Task statement:
Write out the opening lines of the data word for word, up to and including the line with "plt.rcParams['font.family'] = ['Open", and leave every picture and every later line out.

━━━ Given information ━━━

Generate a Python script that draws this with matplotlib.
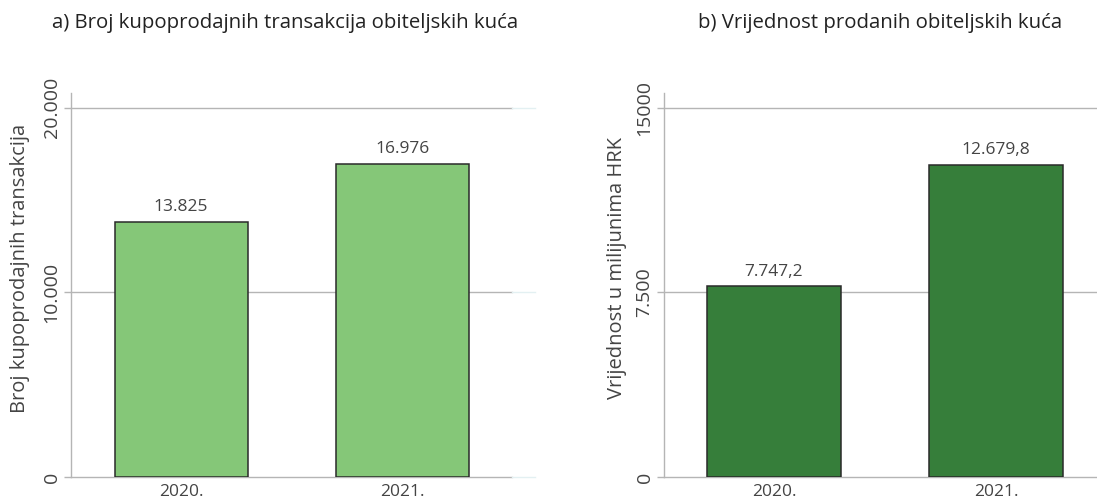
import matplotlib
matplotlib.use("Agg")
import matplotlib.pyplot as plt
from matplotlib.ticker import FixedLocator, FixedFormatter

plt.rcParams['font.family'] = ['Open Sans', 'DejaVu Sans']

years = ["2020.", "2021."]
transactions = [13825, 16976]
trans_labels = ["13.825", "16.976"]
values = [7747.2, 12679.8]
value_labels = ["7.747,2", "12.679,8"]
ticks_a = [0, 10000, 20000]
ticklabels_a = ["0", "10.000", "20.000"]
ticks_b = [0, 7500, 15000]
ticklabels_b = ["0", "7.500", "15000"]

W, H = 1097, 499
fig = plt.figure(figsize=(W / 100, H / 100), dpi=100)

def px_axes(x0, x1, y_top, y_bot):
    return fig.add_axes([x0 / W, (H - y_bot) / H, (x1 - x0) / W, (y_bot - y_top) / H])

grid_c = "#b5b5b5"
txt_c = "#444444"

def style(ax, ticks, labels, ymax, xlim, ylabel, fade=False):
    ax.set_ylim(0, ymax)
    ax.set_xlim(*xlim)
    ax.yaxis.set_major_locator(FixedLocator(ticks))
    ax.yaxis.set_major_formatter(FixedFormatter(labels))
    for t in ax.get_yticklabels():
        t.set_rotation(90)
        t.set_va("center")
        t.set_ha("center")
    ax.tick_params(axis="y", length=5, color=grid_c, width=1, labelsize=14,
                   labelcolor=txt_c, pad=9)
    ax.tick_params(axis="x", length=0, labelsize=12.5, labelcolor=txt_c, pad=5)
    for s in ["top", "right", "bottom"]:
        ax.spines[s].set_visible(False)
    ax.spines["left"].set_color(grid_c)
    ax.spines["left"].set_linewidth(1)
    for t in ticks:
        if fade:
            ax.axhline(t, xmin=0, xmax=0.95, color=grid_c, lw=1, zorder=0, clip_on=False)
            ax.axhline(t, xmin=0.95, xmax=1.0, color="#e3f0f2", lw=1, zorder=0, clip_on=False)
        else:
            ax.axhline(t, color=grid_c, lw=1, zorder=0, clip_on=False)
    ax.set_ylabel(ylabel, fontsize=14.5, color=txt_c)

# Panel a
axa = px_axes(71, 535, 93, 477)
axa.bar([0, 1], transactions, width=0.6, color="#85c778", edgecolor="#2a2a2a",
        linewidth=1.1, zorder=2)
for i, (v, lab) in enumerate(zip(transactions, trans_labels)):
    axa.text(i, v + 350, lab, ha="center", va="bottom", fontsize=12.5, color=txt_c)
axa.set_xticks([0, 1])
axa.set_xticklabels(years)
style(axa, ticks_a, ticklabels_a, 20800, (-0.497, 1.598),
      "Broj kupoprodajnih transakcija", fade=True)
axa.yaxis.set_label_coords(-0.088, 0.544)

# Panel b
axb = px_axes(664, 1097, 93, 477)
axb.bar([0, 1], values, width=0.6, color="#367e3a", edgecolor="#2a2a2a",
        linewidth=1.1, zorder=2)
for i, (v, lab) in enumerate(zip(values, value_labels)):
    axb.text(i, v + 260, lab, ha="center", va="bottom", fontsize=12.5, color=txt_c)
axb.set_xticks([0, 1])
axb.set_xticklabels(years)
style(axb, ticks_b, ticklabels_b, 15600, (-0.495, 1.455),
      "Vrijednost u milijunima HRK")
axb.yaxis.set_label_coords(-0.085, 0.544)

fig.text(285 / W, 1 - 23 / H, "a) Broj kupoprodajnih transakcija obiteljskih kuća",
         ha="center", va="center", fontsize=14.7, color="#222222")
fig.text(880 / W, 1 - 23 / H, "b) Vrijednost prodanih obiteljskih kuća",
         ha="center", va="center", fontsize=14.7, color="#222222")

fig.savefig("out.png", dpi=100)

━━━

Exercise solution:
Generate a Python script that draws this with matplotlib.
import matplotlib
matplotlib.use("Agg")
import matplotlib.pyplot as plt
from matplotlib.ticker import FixedLocator, FixedFormatter

plt.rcParams['font.family'] = ['Open Sans', 'DejaVu Sans']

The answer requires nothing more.